Sitcoms, late-night talk shows and even animated comedies created stables of writers to crank out their nightly and weekly laughs. Conan O’ Brien outdid himself as the “Simpsons” writer who penned the unmatched “Monorail” episode, a loving and hilarious paean to Professor Harold Hill and The Music Man. Seth McFarlane’s “Family Guy” pays endless sketch tribute to the classics, few better than the pre-legal “Bag of Weed” musical number, recreated almost note-for-note from “The Old Bamboo” dance scene in Chitty Chitty Bang Bang. If you’ve never seen them, promise me that right after this you’ll click back over to YouTube and watch. You’re welcome.

Speaking of talk shows, the original king of Late Night, Johnny Carson, employed over the years dozens of writers to pen his breezy, seemingly effortless monologues (and it’s said that the host knew immediately when a joke failed with his studio audience.) In addition to trophy wives, Carson also jones-ed for discovering and promoting young talents, and is credited with breaking on “The Tonight Show” the careers of everyone from Jerry Seinfeld to Garry Shandling, Richard Pryor to Freddie Prinze, and others too numerous to mention.

If you really, really need some laughs, go back to YouTube and watch the classic Carson episodes featuring his favorite stand-up legends like Bob Hope, Jack Benny, Buddy Hackett and Rodney Dangerfield (who holds the record for most Tonight Show appearances, with 70.) Milton Berle, looking svelte and dapper on the couch to promote his 80th birthday TV special, had perhaps the best one-liner I’ve ever heard.

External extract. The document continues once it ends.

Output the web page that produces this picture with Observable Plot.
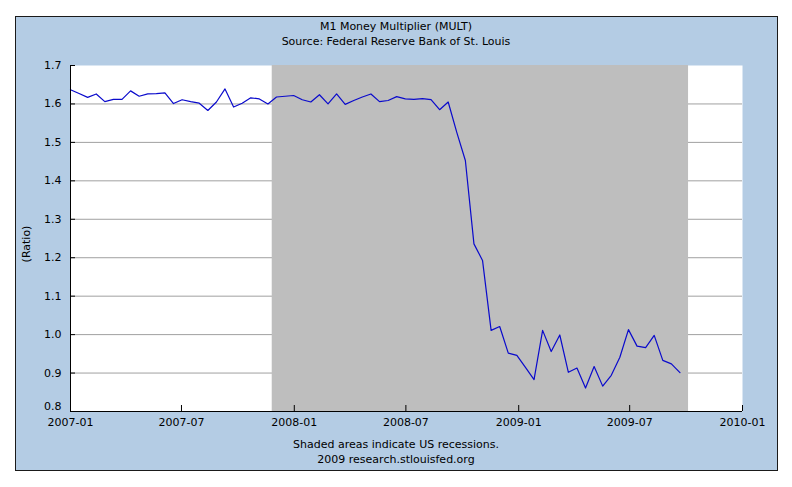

When straight-man Carson gushed the compliment, “you have the body of a 20-year old,” Berle, without missing a beat replies, “I’d love to have the body of a 20-year old, but there’s never one around when you need one!

In the 6 weeks or so since I’ve had the “free” time to formulate this dispatch, I’ve read several books on the so-called “golden years” of cinema and television, and comic writers are often front and center. Playwright/director Garson Kanin, who won both an Oscar and Tony award for his Born Yesterday, chronicles many often-hilarious (and sometimes heartbreaking) episodes in his memoir, simply entitled Hollywood. And Kanin should know from funny; he was married to screenwriter/actress Ruth Gordon, who wrote the razor-sharp dialogue for the best comedies of Hepburn and Tracy, and who, in her ’70s, starred in the cult classic Harold and Maude. Kanin also helped bring east coast writers into the celluloid arena, like Algonquin Round-Tablist Dorothy Parker, who penned the paradoxical pearl, “Anyone who goes to a psychiatrist should have their head examined.”

Herein proclaimed: I’ll commit right now to a future post on masters-of-mirth Billy Wilder and Mel Brooks, who wrote and directed, respectively, my two favorite comedies of all-time: Some Like it Hot (1959) starring Jack Lemmon, Tony Curtis, and Marilyn Monroe plus some epic cameos; and Blazing Saddles (1974), a surreal western farce that, in my humble opinion, is also a bias-busting social landmark.

Let’s close this canon with a nod to “Merrie Melodies”, especially those cartoons from the golden era of directors “Friz” Freling and Chuck Jones, created at their “Termite Tenement” studio on the Warner Brothers back lot. (And if ya didn’t know, Mr. Jones also produced the classic animated Grinch, with added genius from the voice of Boris Karloff.)

The brilliant “Robin Hood Daffy” from 1958 gives us today’s post title, “Ho ho, very funny, ha ha…it is to laugh.” Or consider 1957’s “Ali Baba Bunny”, when Bugs and Daffy emerge from a long rabbit-hole journey to Bugs’ declaration: “At last, Pismo Beach, and all the clams we can eat!”, then whereupon finding themselves in the Arabian desert, disclaims his directions with “Hmmm, I knew we shoulda toined left at Albuquerque…”

But my fave kicker of all comes in 1953’s “Duck! Rabbit, Duck!” when hapless hunter Elmer Fudd, bewildered to the brink of sanity trying to determine what hunting season he’s in, finally loses it when he’s told by Bugs and Daffy that it’s actually….baseball season!!